Tuesday, March 07, 2006

The Salon; marginal and subversive, its relevance and history

Kale, Stephen, French Salons, Johns Hopkins University Press, 2004

Quote #1

Madame de Stael worked to make her salon a new Athenian symposium where those responsible for the government of men could cultivate the wisdom necessary to bring reason and virtue into the art of making policy and writing legislation. Pg 52

Questions #1
• Could you call government policy-making and legislation-writing an "art"
being practiced in Ottawa?
• What is the Athenian symposium?
• Would it be a good thing to revive? Has it already been done?



Quote #2
[under Louis xviii] ...doubts about the political influence of salons centred on two forms of deception, one involving the use of elegant manners by charlatans to give them selves an "illusory importance " and the other concerning the ability of the mediocre to silence merit with ridicule and lower the general political intelligence of society. Pg 100


Questions #2
• If we substitute the name of an "all news channel " or a "cable network" for
the word "salon" in the quote above, does anything specific come to mind ?
• Does history repeat itself?



3 comments:

KaliPamp said...

re: Question # 1. Could government policy-making be called an art?

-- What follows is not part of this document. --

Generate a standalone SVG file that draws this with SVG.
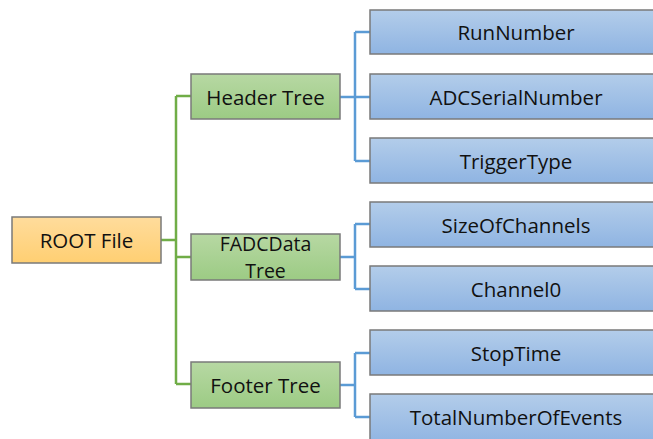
<svg xmlns="http://www.w3.org/2000/svg" width="653" height="439" viewBox="0 0 653 439">
<defs>
<linearGradient id="gO" x1="0" y1="0" x2="0" y2="1"><stop offset="0" stop-color="#ffdc9c"/><stop offset="1" stop-color="#ffcf72"/></linearGradient>
<linearGradient id="gG" x1="0" y1="0" x2="0" y2="1"><stop offset="0" stop-color="#b7d8a3"/><stop offset="1" stop-color="#9ccb84"/></linearGradient>
<linearGradient id="gB" x1="0" y1="0" x2="0" y2="1"><stop offset="0" stop-color="#b3cdea"/><stop offset="1" stop-color="#8fb4e2"/></linearGradient>
<style>
rect{stroke:#7a7a7a;stroke-width:1.5}
.o{fill:url(#gO)}.g{fill:url(#gG)}.b{fill:url(#gB)}
text{font-family:"Open Sans","Noto Sans",sans-serif;font-size:20.5px;fill:#111;text-anchor:middle;dominant-baseline:central}
.two{font-size:19.5px}
.cg{fill:none;stroke:#70ad47;stroke-width:2.5}
.cb{fill:none;stroke:#5b9bd5;stroke-width:2.5}
</style>
</defs>
<g id="connectors">
<path class="cg" d="M161 240H176M176 96V384M176 96H191M176 257H191M176 384H191"/>
<path class="cb" d="M340 97H355M355 32V161M355 32H370M355 97H370M355 161H370"/>
<path class="cb" d="M340 257H355M355 224V289M355 224H370M355 289H370"/>
<path class="cb" d="M340 385H355M355 353V417M355 353H370M355 417H370"/>
</g>
<g id="root"><rect class="o" x="12" y="217" width="149" height="46"/><text x="86.5" y="240">ROOT File</text></g>
<g id="header"><rect class="g" x="191" y="74" width="149" height="45"/><text x="265.5" y="96.5">Header Tree</text></g>
<g id="fadc"><rect class="g" x="191" y="234" width="149" height="46"/><text class="two" x="265.5" y="243">FADCData</text><text class="two" x="265.5" y="270">Tree</text></g>
<g id="footer"><rect class="g" x="191" y="362" width="149" height="46"/><text x="265.5" y="385">Footer Tree</text></g>
<g id="runnumber"><rect class="b" x="370" y="10" width="300" height="44"/><text x="516" y="32">RunNumber</text></g>
<g id="adcserial"><rect class="b" x="370" y="74" width="300" height="45"/><text x="516" y="96.5">ADCSerialNumber</text></g>
<g id="triggertype"><rect class="b" x="370" y="138" width="300" height="45"/><text x="516" y="160.5">TriggerType</text></g>
<g id="sizeofchannels"><rect class="b" x="370" y="202" width="300" height="45"/><text x="516" y="224.5">SizeOfChannels</text></g>
<g id="channel0"><rect class="b" x="370" y="266" width="300" height="45"/><text x="516" y="288.5">Channel0</text></g>
<g id="stoptime"><rect class="b" x="370" y="330" width="300" height="45"/><text x="516" y="352.5">StopTime</text></g>
<g id="totalevents"><rect class="b" x="370" y="394" width="300" height="50"/><text x="516" y="417">TotalNumberOfEvents</text></g>
</svg>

This made me wonder about the act of governing. about the purpose of governments or governing. are these about forming societies or constructing or creating structure for society? and in that action does the governing or policy made form or shape the culture and the society? does it essentially create the world we live in on some level?
and if that is so, then maybe one could call government policy-making art. Is any act of creation art? or are some acts which appear to be creation actually manipulation?
Is government policy-making and legislation manipulation? maybe there is another word for this.

4elements Living Arts said...

I think that quote number 2 describes the current 'modus operandi' of Parliament debate.

Seems to me that manipulation in its negative form is a method used to ensure personal gain, either directly or through channels one is associated with, regardless of its impact on others. It is self-preserving, and self-serving.
Manipulation also to me, indicates directly affecting a person or circumstance, often diminishing the latter and giving more power to the former.

We use the word manipulation to refer to manual applications and tools as well, such as 'manipulating a pair of scissors'; but again, this is using a tool, exacting pressure, force or will on something for a particular outcome.

I would guess that where artistic practice differs, is that while tools are manipulated, GENERALLY, a set outcome is not always known. At least where process is the focus.

vjane said...

the use of elegant manners by charlatans to give them selves an "illusory importance " could this be the Bush White house? The new PMO?
no, no elegance

and the other concerning the ability of the mediocre to silence merit with ridicule and lower the general political intelligence of society. but this, this sounds all too familiar.